2. Create a Culture of Open Communication and Collaboration
Use your meetings to establish a cultural norm of open communication and collaboration. This means creating a space where everyone has a voice and can provide input. Here are a few ways to foster it in a meeting:
- Require a few-minute “thinking break”: If you pose a question to the group, give them a few minutes to think independently. This gives your introverts a chance to think about what to say and forces your more outgoing team members to slow down and give someone else a chance to speak.
- Encourage group or pairwork: Instead of having a large group conversation, have team members break into smaller groups and discuss amongst themselves. This gives everyone the chance to talk.
- Follow up: If someone had a great idea or made a good point, follow up with them either in the meeting or later on during an employee check-in meeting.

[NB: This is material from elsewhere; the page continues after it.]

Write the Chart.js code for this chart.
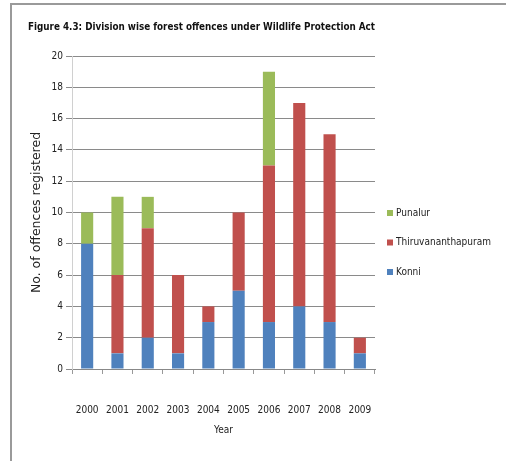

This lets them know you were listening and value their input.
3. Leverage Technology and Tools
The environment can really impact the effectiveness of your company meetings. This relates to the physical space and the tools you use. A bookable meeting room at a coworking space is designed for productivity with a comfortable space, necessary A/V equipment, and in-house support.
Visual aids like a presentation, hand-outs, or even videos can help everyone understand and remember the content of your meeting. You can also consider leveraging collaborative tools like Mentimeter which lets you live-poll your meeting participants.
4. Continuously Seek Feedback and Improvement
The last step for how to lead a meeting effectively is to continually learn and improve. You can request feedback from meeting participants, either formally through a survey or informally in conversation. Take this feedback to heart and adjust how you run your meetings for next time.
Company meetings are an important way to accomplish tasks and projects in the workplace. But beyond sharing information, they more broadly represent your company culture. Because they are so impactful, it’s important to learn how to lead a meeting effectively with these tips and tricks.